O pai do Preto gosta tanto de si mesmo que sua personagem principal declara: “Eu me gostei”.
Normalmente, um escritor coloca na boca de seus personagens, suas palavras, seus sentimentos e ações que ele próprio tomaria.
Vejam que lição de vida nos é presenteada ao ser dito: “Sempre é melhor sorrir, até da própria desgraça, do que chorar. O riso disfarça a timidez e ajuda a controlar o nervosismo. Faz bem à saúde e transmite alegria, enquanto as caras sisudas transmitem mal-estar. É bom tomar cuidado com as pessoas sérias e desconfiar. Os carrancudos costumam esconder algum mal por trás das carrancas”.
Continuando com as filosofias e os ensinamentos, o pai de Maíra nos presenteia ao registrar no início de um dos capítulos: “As flechas de cupido, o deus do amor, são faíscas de olhos mortalmente fulminantes que partem instantaneamente de dois olhares. Quando se chocam as setas produzem um raio que atinge os dois corações e estes, eletrizados, querendo ou não as cabeças, se transformam em desejo corporal, amor, paixão”.

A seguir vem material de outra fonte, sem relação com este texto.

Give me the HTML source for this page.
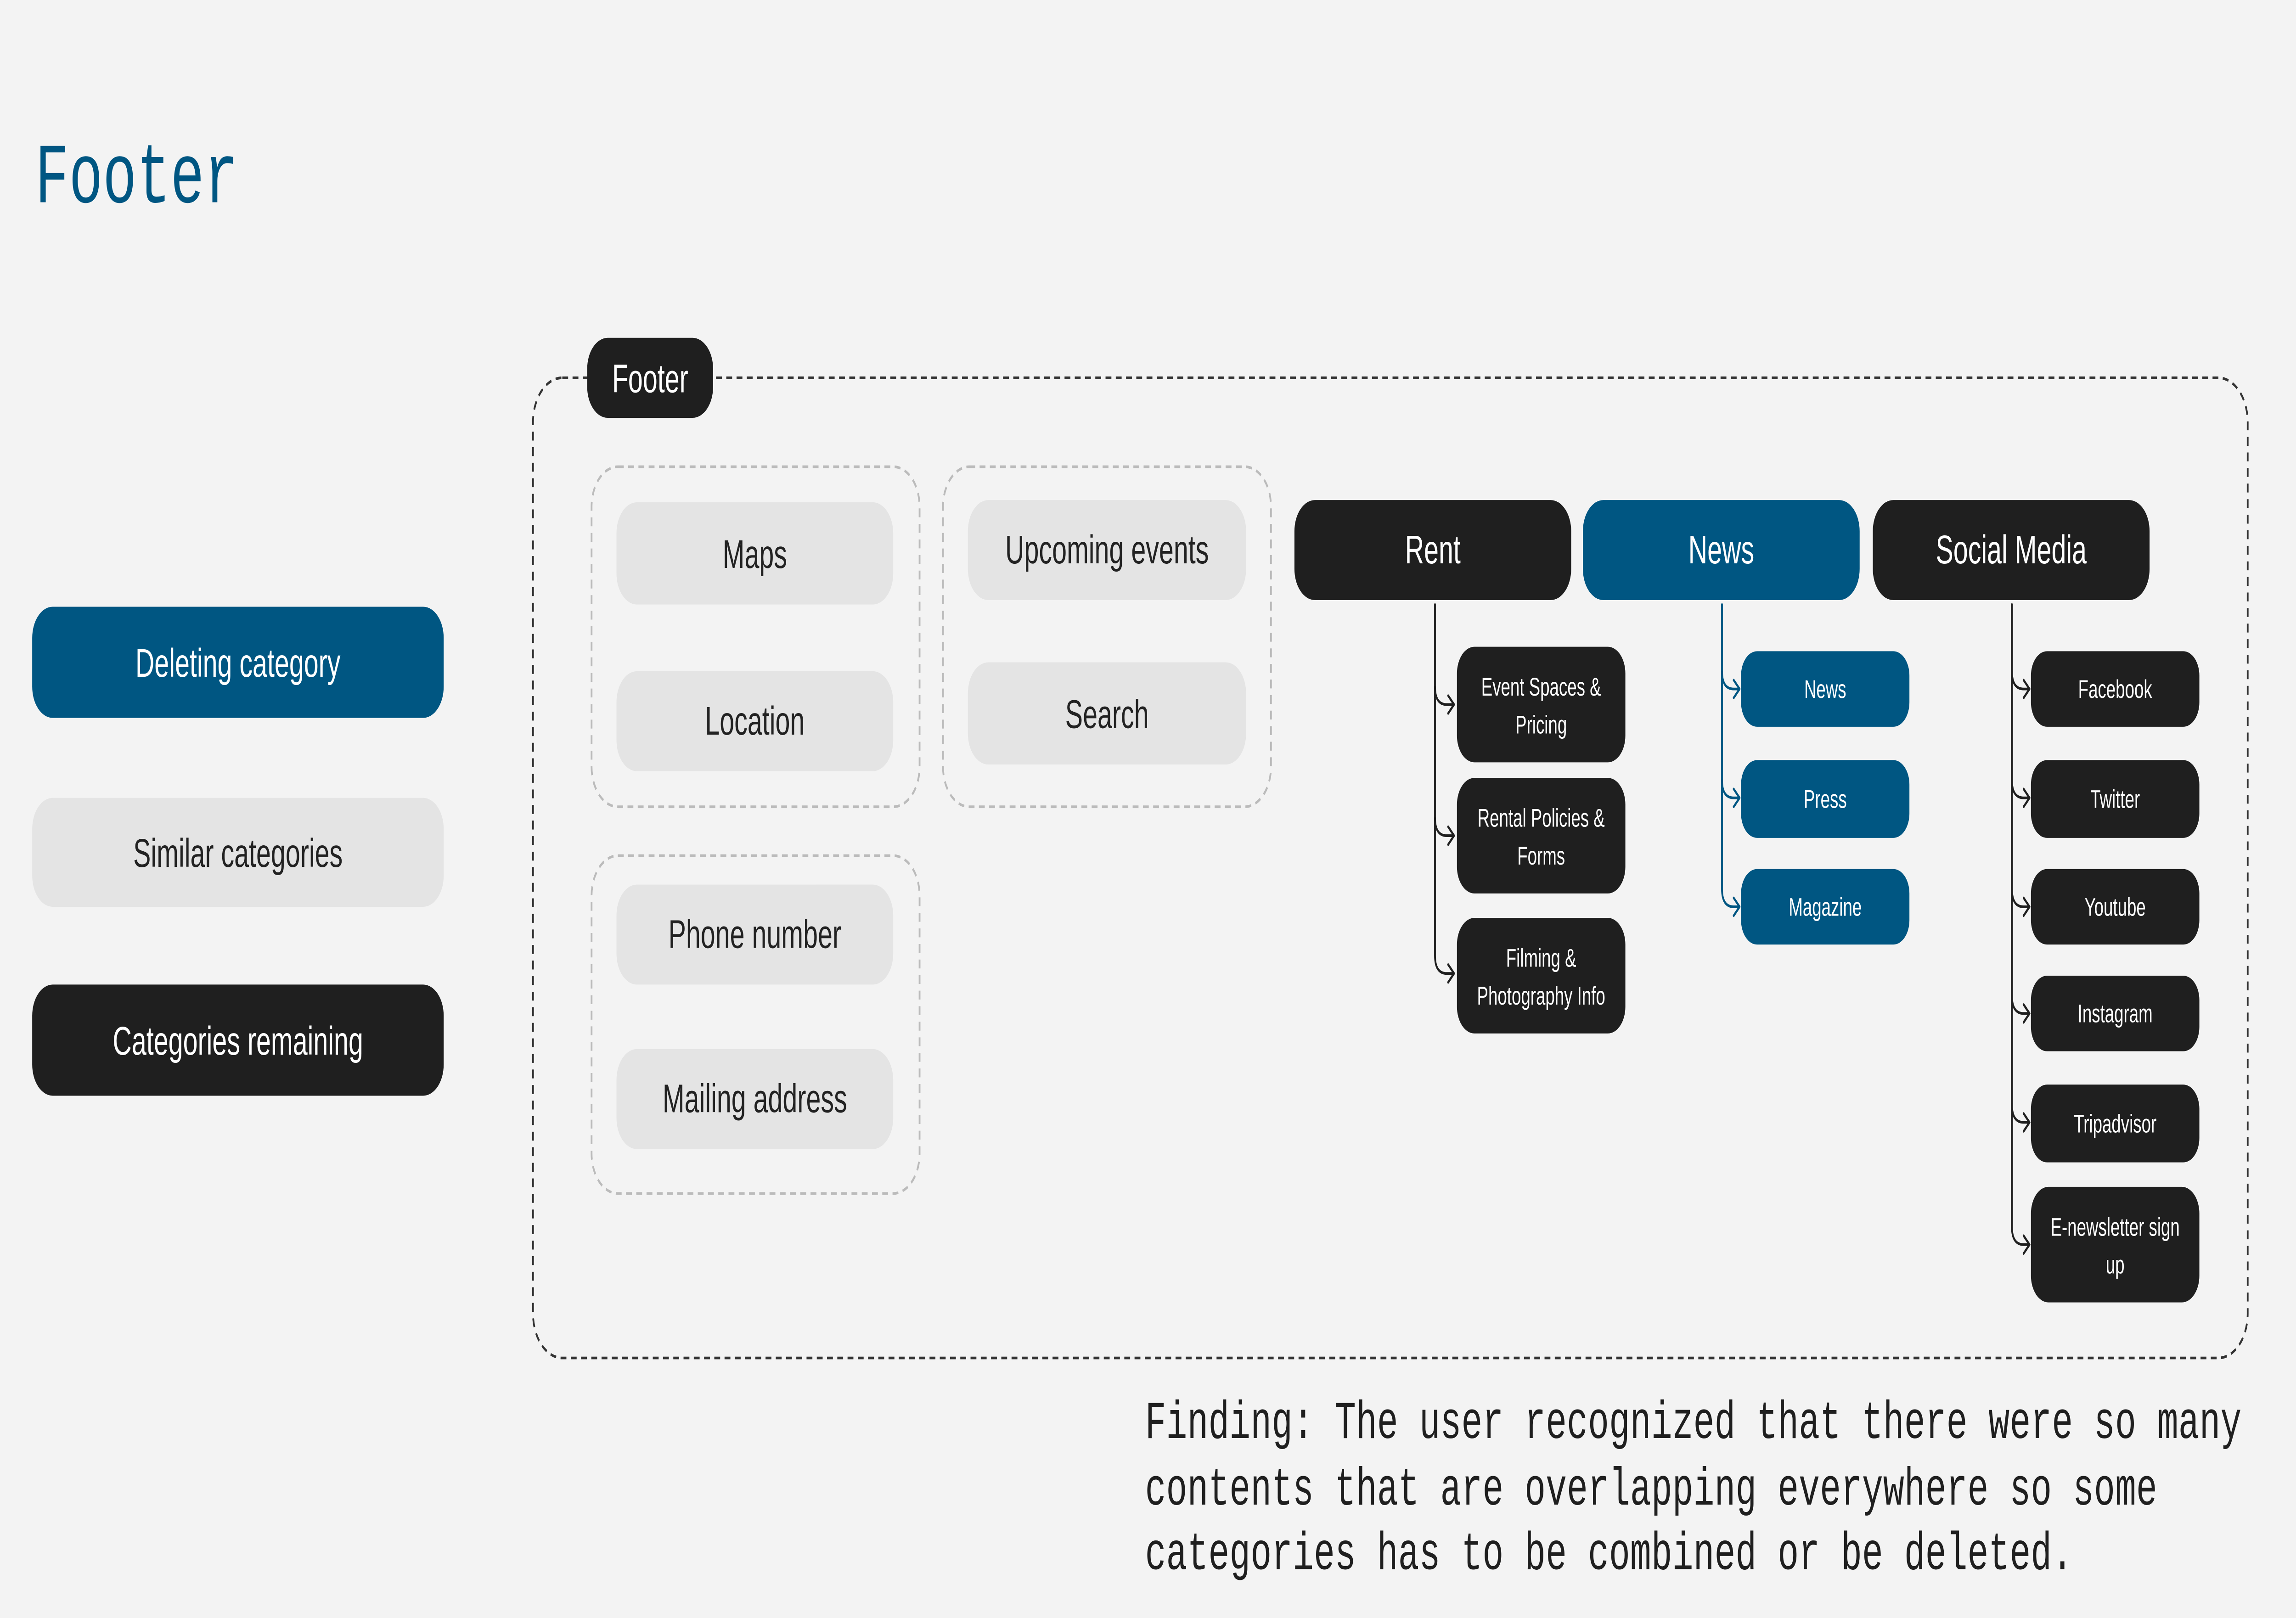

O desejo corporal, ao se tornar atitude, tem que ser feito longe dos olhos dos outros, porque, “a voz do povo é a voz de Deus, mas a língua é do diabo”.
Quase no final da leitura, o pai da Alegria usa uma frase que eu desconhecia: “matou duas saracuras com um tiro só”.
Essa frase tem o mesmo significado que “matar dois coelhos com uma só cajadada”, e, diga-se de passagem, é frase bem mais brasileira, pois espingarda e saracura têm muito no interior, mas cajado anda muito distante das mãos dos brasileiros, mesmo dos colonos do interior.
Falando em colonos, a bebida preferida por mim é a pinga. Já o pai do Pinduca cita o champanhe como bebida corriqueira. Ela serve para comemorarmos alguma conquista. “Impressionante como com uma garrafa de champanhe se faz uma boa farra a dois e parece que se está numa grande festa”.
O que me deixou bem contente ao ler o livro foi que me pareceu estar sendo homenageado ao chamar de Haroldo um dos personagens. Da próxima vez vou pedir que ele tire o H para que eu “chore o mais bonito dos choros – o da felicidade”.